Copy each line holding the string "draws".

* **Dataset excerpts**:
* Start *

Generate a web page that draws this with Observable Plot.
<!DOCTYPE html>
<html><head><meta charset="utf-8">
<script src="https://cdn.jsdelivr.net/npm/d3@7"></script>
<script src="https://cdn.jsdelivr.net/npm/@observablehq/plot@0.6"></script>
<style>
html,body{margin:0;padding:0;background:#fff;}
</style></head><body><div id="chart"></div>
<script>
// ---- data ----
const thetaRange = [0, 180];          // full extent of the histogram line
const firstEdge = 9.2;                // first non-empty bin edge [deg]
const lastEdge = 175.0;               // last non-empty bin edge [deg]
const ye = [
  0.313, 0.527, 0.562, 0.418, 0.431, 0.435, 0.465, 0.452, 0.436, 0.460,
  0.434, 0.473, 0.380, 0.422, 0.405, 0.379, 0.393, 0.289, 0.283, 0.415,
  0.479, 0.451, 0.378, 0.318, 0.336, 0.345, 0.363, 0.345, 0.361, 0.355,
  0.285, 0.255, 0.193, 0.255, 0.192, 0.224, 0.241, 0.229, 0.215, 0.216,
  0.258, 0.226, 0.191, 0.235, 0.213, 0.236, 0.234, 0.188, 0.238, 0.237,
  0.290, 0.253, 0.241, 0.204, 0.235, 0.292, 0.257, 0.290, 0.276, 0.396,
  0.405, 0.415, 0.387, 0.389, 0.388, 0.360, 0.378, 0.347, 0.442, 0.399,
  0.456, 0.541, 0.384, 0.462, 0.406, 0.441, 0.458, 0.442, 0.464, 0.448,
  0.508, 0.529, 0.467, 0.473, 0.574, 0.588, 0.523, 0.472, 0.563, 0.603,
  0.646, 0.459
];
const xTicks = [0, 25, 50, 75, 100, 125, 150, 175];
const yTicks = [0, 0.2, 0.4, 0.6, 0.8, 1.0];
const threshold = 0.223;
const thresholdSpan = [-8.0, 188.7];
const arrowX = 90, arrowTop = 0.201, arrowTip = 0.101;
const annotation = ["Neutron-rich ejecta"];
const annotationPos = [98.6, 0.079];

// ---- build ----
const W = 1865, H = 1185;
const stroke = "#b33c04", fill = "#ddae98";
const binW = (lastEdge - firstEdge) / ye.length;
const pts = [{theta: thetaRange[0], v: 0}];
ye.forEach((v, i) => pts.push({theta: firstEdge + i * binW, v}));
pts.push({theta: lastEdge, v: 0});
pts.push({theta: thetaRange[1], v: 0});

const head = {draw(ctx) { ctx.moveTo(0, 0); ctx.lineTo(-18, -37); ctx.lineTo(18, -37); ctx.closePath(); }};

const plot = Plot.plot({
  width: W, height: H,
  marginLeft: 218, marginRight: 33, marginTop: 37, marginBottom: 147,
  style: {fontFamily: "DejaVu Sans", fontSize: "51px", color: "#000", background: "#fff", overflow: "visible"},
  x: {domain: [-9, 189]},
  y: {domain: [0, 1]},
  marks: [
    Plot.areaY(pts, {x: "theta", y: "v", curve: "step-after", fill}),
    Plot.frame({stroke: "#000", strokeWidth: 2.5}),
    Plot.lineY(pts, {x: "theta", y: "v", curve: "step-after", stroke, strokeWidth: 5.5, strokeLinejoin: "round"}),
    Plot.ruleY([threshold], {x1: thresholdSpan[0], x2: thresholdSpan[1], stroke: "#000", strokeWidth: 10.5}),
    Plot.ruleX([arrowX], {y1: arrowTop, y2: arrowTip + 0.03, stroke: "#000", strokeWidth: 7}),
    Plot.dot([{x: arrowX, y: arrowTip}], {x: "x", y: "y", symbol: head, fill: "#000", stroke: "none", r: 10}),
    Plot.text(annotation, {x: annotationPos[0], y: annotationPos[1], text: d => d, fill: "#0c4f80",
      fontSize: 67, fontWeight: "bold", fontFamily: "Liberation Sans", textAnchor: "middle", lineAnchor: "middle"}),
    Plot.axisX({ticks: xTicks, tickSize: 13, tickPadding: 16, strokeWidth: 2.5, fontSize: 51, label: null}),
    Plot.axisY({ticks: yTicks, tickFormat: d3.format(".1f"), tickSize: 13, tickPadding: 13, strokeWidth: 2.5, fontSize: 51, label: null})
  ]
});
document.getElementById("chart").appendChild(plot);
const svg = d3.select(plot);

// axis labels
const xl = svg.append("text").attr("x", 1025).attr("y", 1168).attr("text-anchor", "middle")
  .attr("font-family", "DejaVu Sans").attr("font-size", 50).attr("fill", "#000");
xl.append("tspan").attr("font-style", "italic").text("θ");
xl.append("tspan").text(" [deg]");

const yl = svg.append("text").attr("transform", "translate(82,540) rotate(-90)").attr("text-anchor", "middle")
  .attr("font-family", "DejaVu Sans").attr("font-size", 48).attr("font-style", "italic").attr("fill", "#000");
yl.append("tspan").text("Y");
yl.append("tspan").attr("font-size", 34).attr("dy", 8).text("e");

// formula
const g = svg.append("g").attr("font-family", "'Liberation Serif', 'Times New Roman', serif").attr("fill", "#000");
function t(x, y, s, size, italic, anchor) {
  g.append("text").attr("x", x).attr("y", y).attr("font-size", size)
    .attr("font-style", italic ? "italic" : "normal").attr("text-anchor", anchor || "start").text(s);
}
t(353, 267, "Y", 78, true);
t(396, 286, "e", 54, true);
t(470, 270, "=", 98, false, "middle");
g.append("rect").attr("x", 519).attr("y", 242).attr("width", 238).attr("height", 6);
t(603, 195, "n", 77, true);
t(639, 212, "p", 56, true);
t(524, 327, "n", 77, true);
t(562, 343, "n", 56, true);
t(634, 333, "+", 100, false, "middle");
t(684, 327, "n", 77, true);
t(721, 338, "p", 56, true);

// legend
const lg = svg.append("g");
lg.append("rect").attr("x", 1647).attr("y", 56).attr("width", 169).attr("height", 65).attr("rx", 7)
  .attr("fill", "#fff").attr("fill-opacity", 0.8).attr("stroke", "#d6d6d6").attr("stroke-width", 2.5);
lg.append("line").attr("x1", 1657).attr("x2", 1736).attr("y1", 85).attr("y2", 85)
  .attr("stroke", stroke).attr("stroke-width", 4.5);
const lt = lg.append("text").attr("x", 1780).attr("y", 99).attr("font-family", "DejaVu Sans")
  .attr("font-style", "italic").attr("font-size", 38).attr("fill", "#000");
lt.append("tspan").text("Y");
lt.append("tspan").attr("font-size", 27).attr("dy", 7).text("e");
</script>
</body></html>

* End *
* Start *

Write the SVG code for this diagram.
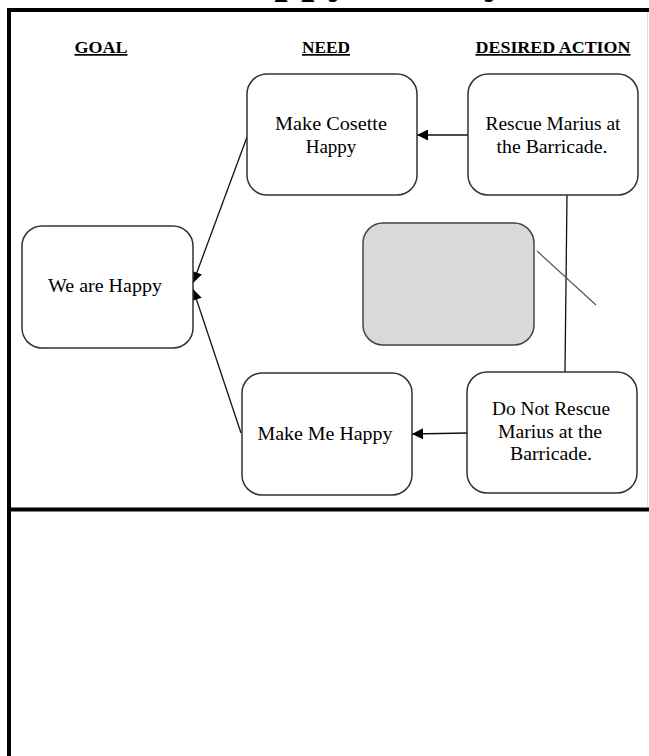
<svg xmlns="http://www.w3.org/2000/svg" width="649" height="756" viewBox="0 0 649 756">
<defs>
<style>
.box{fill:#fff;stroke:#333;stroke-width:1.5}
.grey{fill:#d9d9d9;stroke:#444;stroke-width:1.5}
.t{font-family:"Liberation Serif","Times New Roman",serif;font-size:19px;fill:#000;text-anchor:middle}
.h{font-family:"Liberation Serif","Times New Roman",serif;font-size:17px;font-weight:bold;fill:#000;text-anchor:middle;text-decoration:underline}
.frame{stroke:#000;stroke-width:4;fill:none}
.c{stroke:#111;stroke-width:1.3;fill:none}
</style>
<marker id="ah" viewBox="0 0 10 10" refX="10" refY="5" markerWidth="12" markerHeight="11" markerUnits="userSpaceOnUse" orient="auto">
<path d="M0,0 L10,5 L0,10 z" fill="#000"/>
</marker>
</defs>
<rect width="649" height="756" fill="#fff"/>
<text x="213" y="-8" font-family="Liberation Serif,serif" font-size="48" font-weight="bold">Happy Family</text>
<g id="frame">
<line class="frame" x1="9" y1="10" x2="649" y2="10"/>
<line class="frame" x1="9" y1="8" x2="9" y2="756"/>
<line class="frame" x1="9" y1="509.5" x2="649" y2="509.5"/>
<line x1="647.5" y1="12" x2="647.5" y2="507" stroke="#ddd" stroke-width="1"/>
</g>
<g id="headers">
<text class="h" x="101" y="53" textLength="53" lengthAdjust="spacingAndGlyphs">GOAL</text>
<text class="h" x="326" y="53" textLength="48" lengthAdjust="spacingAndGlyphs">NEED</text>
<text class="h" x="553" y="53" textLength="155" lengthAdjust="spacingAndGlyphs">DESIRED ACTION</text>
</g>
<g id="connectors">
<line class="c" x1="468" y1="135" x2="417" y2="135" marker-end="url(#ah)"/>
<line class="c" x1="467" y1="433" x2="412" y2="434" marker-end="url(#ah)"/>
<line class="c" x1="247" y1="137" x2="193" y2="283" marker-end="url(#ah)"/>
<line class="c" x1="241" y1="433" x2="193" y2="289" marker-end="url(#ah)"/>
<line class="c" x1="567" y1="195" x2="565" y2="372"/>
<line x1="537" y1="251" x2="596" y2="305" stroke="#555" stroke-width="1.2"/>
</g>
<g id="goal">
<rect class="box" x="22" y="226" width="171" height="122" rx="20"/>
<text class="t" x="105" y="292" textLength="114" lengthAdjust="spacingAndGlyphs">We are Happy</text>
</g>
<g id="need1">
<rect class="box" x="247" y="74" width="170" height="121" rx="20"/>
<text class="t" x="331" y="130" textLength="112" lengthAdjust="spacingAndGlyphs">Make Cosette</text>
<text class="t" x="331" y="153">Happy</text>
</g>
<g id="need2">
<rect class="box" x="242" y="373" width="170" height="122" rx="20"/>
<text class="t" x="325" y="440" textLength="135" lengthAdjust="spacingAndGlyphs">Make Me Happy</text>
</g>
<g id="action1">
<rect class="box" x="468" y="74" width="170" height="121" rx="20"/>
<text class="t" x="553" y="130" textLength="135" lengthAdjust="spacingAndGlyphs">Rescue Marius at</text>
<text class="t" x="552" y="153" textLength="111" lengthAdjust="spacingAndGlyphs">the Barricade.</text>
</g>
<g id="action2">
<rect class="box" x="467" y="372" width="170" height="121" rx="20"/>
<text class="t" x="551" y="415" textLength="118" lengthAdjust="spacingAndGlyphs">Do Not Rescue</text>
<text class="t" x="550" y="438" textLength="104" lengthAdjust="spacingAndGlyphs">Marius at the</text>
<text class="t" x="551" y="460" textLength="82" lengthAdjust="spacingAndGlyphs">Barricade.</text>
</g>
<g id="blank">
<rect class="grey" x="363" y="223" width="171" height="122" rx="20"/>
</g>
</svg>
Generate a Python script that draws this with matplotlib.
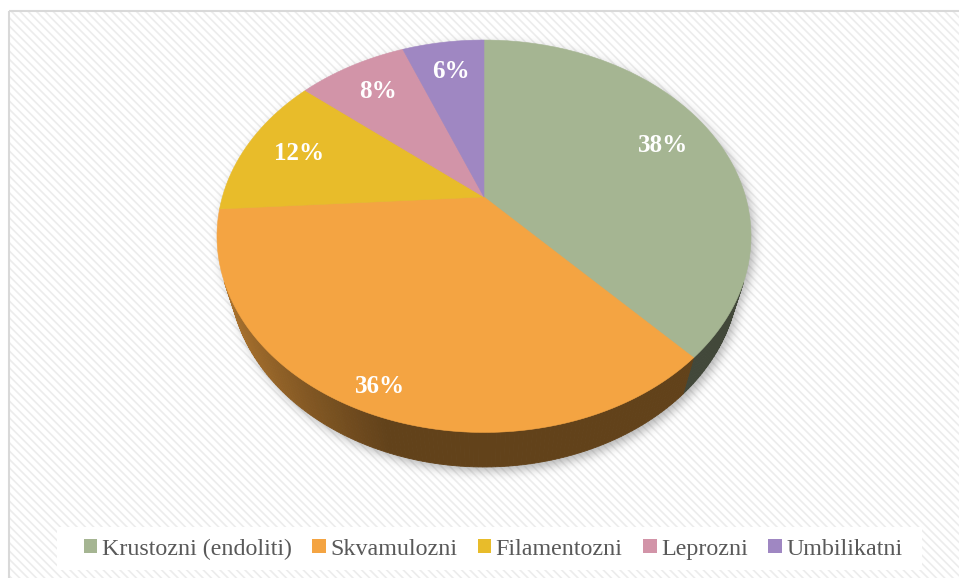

* End *

* **Complete response**:
Generate a web page that draws this with Observable Plot.
Generate a Python script that draws this with matplotlib.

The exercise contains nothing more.